• Aim
Filter the entries, keeping every line with the word "this".

*** Given records

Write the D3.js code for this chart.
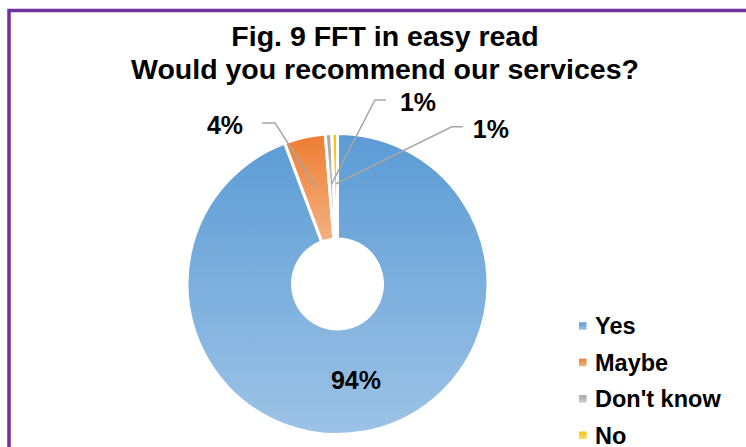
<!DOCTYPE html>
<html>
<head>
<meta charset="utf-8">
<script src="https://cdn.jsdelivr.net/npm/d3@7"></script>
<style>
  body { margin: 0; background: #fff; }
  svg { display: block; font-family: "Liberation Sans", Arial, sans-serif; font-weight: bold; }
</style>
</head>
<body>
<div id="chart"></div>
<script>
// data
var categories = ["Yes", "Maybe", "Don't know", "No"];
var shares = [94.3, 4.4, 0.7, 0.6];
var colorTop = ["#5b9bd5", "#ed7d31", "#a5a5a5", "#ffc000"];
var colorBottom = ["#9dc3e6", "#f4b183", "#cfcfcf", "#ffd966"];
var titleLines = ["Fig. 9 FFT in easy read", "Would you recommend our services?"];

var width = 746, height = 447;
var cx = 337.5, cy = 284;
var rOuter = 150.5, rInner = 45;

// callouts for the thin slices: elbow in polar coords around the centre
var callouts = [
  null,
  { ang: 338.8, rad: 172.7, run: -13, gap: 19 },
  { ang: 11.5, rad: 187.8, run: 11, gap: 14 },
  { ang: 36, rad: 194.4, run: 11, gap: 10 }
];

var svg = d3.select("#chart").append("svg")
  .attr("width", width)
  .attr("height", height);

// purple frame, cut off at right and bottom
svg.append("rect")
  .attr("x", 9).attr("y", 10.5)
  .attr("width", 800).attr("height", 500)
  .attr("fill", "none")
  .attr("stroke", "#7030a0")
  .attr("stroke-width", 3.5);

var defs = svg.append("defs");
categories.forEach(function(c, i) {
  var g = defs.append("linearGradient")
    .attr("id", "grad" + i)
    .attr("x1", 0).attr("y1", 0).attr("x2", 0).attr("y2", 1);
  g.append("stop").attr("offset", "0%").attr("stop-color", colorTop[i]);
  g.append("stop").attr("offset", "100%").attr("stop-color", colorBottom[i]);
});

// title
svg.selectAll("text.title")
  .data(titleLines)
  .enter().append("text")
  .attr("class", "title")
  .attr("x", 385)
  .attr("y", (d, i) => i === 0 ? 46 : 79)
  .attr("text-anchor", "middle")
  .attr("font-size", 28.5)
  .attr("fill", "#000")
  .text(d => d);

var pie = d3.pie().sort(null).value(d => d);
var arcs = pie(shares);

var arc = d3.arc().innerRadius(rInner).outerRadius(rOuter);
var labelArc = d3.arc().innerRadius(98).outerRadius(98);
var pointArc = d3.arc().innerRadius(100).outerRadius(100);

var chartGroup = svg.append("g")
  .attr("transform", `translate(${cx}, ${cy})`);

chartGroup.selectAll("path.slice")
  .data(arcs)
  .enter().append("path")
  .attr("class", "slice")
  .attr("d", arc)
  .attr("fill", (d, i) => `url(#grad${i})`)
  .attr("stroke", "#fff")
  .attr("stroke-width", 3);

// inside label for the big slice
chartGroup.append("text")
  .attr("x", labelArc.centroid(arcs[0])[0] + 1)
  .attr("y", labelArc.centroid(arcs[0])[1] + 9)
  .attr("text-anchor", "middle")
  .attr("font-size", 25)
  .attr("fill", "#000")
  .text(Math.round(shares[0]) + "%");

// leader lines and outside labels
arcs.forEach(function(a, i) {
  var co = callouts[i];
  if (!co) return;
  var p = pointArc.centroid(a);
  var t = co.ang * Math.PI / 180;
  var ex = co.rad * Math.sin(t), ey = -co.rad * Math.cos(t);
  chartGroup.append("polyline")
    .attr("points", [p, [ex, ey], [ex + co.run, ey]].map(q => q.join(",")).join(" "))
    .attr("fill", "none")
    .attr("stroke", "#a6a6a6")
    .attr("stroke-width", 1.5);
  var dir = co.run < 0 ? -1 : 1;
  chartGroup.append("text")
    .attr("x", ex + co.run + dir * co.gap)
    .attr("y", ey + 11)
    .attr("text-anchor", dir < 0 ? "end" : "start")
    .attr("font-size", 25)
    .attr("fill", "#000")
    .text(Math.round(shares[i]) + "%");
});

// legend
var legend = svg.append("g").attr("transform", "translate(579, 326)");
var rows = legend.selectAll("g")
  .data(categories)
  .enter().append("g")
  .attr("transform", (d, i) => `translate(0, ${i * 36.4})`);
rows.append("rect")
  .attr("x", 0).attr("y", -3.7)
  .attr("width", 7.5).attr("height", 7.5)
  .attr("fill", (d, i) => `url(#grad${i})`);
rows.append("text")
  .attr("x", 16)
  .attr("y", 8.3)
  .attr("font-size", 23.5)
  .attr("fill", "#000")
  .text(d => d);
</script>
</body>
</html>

******
*** Given records

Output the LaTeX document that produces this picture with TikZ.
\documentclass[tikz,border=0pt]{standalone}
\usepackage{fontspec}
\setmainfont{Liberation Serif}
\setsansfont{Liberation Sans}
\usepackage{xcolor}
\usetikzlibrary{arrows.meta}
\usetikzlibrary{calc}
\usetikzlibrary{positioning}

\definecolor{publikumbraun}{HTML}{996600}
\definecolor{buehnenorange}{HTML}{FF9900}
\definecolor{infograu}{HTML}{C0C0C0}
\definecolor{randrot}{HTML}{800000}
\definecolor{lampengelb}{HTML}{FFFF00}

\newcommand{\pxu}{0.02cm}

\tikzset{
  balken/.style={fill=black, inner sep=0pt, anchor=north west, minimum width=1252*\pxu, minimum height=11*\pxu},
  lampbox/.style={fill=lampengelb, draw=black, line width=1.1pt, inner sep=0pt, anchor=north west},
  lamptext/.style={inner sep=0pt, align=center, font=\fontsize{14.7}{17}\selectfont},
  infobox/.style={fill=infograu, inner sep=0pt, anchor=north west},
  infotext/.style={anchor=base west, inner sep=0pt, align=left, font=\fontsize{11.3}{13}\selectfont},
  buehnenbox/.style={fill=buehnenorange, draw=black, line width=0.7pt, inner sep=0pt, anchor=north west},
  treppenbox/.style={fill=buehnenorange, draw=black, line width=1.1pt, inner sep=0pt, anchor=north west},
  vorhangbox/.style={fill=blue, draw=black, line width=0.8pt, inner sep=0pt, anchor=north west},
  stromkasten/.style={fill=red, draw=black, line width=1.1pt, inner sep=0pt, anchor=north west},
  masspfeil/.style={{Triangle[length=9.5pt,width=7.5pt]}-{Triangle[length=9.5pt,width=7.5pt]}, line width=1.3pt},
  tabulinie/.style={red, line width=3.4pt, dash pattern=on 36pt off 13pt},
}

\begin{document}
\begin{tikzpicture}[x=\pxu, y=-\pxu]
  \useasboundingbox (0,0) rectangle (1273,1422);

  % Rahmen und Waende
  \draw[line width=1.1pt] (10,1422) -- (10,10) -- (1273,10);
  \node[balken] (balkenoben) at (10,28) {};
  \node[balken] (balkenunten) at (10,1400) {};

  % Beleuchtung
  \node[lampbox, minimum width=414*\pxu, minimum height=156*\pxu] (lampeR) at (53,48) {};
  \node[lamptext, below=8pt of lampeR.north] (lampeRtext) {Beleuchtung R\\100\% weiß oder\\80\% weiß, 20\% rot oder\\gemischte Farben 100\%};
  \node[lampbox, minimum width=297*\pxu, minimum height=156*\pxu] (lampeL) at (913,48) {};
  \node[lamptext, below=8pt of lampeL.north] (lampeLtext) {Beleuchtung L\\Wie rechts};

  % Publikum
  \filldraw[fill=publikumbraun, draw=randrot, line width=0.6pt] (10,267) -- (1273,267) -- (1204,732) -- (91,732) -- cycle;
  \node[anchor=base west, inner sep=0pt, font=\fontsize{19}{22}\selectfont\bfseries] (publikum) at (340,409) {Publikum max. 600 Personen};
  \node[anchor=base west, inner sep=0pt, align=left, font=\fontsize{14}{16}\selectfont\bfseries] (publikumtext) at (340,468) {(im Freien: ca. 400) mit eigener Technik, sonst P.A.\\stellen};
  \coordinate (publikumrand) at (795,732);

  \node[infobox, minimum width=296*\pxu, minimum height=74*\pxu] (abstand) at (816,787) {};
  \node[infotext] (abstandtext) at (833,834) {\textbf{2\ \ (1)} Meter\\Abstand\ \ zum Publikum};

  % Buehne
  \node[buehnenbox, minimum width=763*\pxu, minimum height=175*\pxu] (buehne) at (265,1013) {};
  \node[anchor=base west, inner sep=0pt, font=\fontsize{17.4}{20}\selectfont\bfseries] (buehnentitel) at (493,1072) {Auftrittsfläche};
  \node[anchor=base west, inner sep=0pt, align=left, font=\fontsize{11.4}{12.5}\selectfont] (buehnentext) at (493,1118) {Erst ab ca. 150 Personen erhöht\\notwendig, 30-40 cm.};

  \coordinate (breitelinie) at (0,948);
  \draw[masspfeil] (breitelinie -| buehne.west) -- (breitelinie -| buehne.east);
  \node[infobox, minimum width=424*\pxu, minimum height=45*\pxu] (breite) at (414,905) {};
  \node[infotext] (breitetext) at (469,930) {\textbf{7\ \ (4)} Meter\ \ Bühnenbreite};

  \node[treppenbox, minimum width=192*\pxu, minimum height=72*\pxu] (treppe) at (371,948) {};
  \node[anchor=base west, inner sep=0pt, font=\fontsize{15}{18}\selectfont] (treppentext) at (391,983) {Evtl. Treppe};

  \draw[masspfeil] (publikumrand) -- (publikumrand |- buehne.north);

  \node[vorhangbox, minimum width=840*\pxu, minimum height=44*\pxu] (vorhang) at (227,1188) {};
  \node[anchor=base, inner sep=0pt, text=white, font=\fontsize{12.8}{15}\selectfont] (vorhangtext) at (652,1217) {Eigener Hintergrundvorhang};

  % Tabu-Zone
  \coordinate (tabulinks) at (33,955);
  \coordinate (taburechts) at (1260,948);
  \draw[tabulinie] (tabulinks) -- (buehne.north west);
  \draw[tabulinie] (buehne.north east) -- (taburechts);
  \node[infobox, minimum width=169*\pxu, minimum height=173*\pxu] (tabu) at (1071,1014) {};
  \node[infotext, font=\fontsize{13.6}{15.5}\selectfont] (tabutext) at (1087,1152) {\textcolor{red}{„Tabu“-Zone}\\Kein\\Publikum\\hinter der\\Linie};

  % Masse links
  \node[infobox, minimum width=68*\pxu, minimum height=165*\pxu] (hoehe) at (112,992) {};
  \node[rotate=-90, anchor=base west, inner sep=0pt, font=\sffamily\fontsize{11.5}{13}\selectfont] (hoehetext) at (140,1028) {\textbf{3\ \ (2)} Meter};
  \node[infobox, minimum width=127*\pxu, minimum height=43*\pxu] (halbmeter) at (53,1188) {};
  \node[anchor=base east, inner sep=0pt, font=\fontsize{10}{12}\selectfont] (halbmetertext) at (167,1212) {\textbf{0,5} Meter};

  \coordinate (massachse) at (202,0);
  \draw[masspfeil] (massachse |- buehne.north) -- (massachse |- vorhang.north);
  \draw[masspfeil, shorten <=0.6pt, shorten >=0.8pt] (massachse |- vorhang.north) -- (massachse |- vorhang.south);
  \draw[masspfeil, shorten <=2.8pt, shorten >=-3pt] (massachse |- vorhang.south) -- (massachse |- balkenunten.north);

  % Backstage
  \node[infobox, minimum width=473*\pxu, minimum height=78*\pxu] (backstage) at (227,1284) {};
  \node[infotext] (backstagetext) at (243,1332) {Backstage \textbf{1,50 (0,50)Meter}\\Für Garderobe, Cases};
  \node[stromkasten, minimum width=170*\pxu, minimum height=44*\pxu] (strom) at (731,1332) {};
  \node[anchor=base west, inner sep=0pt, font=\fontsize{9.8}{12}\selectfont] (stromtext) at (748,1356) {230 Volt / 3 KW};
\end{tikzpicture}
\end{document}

******

• Response
Write the D3.js code for this chart.
Output the LaTeX document that produces this picture with TikZ.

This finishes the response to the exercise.